Temperatures recorded on October 14, 2018 indicate that cities between the Equator and the 20th parallel north registered the warmest conditions. As cities grew farther north from the Equator, the temperature dropped. Likewise, the temperatures observed in the cities below the Equator went lower as they approached the South Pole. It was also observed that the temperatures were lower in the cities between the 40th and the 60th parallel north than in the cities between the 40th and the 60th parallel south. Winter is coming to the Northern Hemisphere but summer is approaching in the Southern Hemisphere.

Fig. 2. Temperature readings (°F) across latitudes.

Humidity is the concentration of moisture in the air. Unlike temperature which has a recognisable pattern, the data for humidity suggests that there is no direct linear relationship between humidity and latitude. However, cities in the tropics (between -23.5° and 23.5°) tended to have less variation in humidity than cities in the temperate regions (north: 23.5–66.5° and south: -23.5– -66.5°). At the polar north, the cities tended to have humidiy readings close to 100%.

Fig. 3. Humidity (%) across latitudes.

There was no noticeable pattern between cloudiness and latitude.

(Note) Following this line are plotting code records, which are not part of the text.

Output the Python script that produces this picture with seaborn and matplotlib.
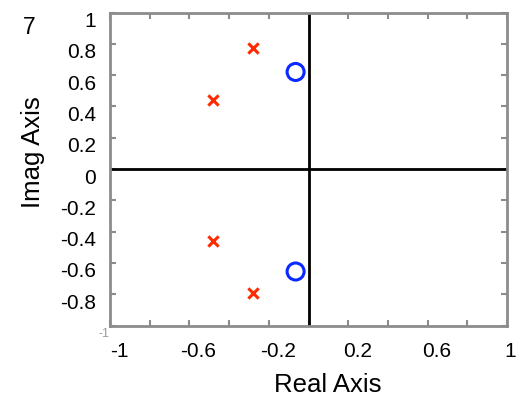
import matplotlib
matplotlib.use("Agg")
import matplotlib.pyplot as plt
import matplotlib.transforms as mtransforms
import seaborn as sns
import pandas as pd

sns.set_theme(style="white")
plt.rcParams['font.family'] = ['Liberation Sans', 'DejaVu Sans']

# Data
pole_re = [-0.48, -0.28, -0.48, -0.28]
pole_im = [0.44, 0.77, -0.46, -0.79]
zero_re = [-0.065, -0.065]
zero_im = [0.62, -0.655]

xtick_vals = [-1, -0.8, -0.6, -0.4, -0.2, 0, 0.2, 0.4, 0.6, 0.8, 1]
xtick_labels = ["-1", "", "-0.6", "", "-0.2", "", "0.2", "", "0.6", "", "1"]
ytick_vals = [-1, -0.8, -0.6, -0.4, -0.2, 0, 0.2, 0.4, 0.6, 0.8, 1]
ytick_labels = ["", "-0.8", "-0.6", "-0.4", "-0.2", "0", "0.2", "0.4", "0.6", "0.8", "1"]

poles = pd.DataFrame({"re": pole_re, "im": pole_im})
zeros = pd.DataFrame({"re": zero_re, "im": zero_im})

fig = plt.figure(figsize=(5.19, 3.97), dpi=100)
ax = fig.add_axes([110/519, (397-325.5)/397, 397/519, 313/397])

ax.axhline(0, color="black", lw=2, zorder=1)
ax.axvline(0, color="black", lw=2, zorder=1)

sns.scatterplot(data=poles, x="re", y="im", ax=ax, marker="x", color="#ff2a00",
                s=55, linewidth=2.2, zorder=3, legend=False)
sns.scatterplot(data=zeros, x="re", y="im", ax=ax, marker="o", facecolor="none",
                edgecolor="#0a28ff", s=150, linewidth=2.2, zorder=3, legend=False)

ax.set_xlim(-1, 1)
ax.set_ylim(-1, 1)
ax.set_xticks(xtick_vals)
ax.set_xticklabels(xtick_labels)
ax.set_yticks(ytick_vals)
ax.set_yticklabels(ytick_labels)

for side in ["left", "right", "top", "bottom"]:
    ax.spines[side].set_color("#8c8c8c")
    ax.spines[side].set_linewidth(2)
    ax.spines[side].set_visible(True)

ax.tick_params(axis="both", which="major", direction="in", length=4, width=1.5,
               color="#8c8c8c", labelsize=15, labelcolor="black",
               top=True, right=True, bottom=True, left=True)
ax.tick_params(axis="x", pad=12)
ax.tick_params(axis="y", pad=10)

xlabs = ax.get_xticklabels()
for i, lab in enumerate(xlabs):
    shift = 3 if i == len(xlabs) - 1 else 9
    dx = mtransforms.ScaledTranslation(shift/100, 0, fig.dpi_scale_trans)
    lab.set_transform(lab.get_transform() + dx)
dy = mtransforms.ScaledTranslation(0, -7/100, fig.dpi_scale_trans)
for lab in ax.get_yticklabels():
    lab.set_transform(lab.get_transform() + dy)

ax.set_xlabel("Real Axis", fontsize=18.5, color="black", va="center", ha="center")
ax.xaxis.set_label_coords((327.5-110)/397, (325.5-385.5)/313)
ax.set_ylabel("Imag Axis", fontsize=18.5, color="black", va="center", ha="center")
ax.yaxis.set_label_coords((33-110)/397, (325.5-152)/313)

fig.text(29/519, 1 - 28/397, "7", fontsize=16.5, ha="center", va="center", color="black")
fig.text(104/519, 1 - 334/397, "-1", fontsize=9, ha="center", va="center", color="#9a9a9a")

fig.savefig("out.png", dpi=100)
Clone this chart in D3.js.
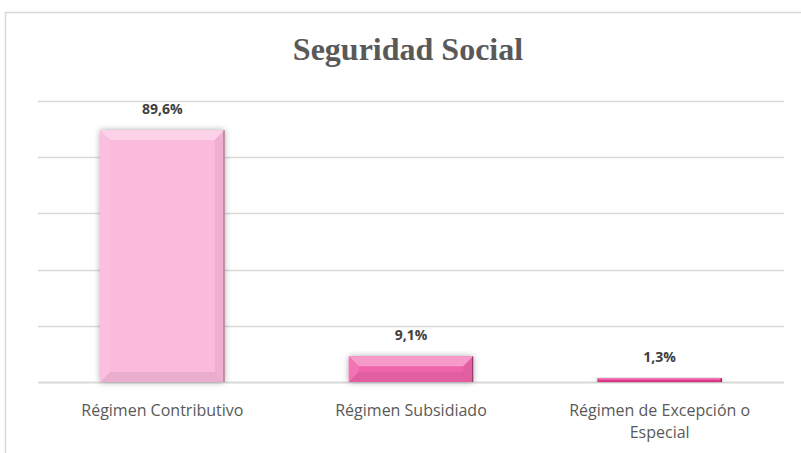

Fig. 4. Cloudiness (%) across latitudes.

Wind speeds indicate that there were no active typhoons or hurricanes in the randomly selected cities because the wind speed records were below 74 mph. On the other hand, winds had more uniform speeds in cities located near the Equator and the speeds became more varied the farther north or south the cities were. In the Southern Hemisphere, the area around 40 and 50° latitude is known as the "Roaring Forties" because of gale force winds. But on this particular day, the wind was relatively weak, with only one city registering wind at around 34 mph. Near the Equator, the winds are typically calm because the air in here tend to go upwards, which causes low movement of air on the surface.

Fig. 5. Wind speed (mph) across latitudes.

There was no apparent relation between longitude and temperature. However, on October 14th, the temperatures in cities at the Prime Meridian were less varied than the temperatures to east or to the west of the Prime Meridian.

Fig. 6. Temperature readings (°F) across longitudes.

Likewise, there was no observable trend between longitude and humidity.

Fig. 7. Humidity (%) across longitudes.

The amount of cloud cover also did not appear to be related with the distance of each city from the Prime Meridian.

Fig. 8. Cloudiness (%) across longitudes.

From east to west, the winds in the selected cities were mostly slow-moving. Based on the scatterplot, wind speeds tended to vary more at longitudes that coincide with longer landmasses (north to south). With the range largely uniform, the plot indicates that the variation is on the distance from the Equator rather than the distance from the Prime Meridian.

Fig. 9. Wind speed (mph) across longitudes.

There was no obvious relationship between wind speed and humidity. But this graph indicates that most of the cities included in the study had 60–100% humidity. This indicates that more human settlements are found in more humid areas than in arid deserts, supporting the presumption that the sparse areas inside landmass outlines in the latitude-longitude matrix are deserts. And with the cities dotting the coastline, it is just expected to observe the predominance of humid cities.

Fig. 10. Relationship between wind speed (mph) and humidity (%).

Though cities with humidity ranging from 0 to 100% could have 0% cloudiness, it was observed that the range of cloudiness tended to increase with humidity.

Fig. 11. Relationship between cloudiness (%) and humidity (%).

Cloudiness did not seem to be related with wind speed.

Fig. 12. Relationship between cloudiness (%) and wind speed (mph).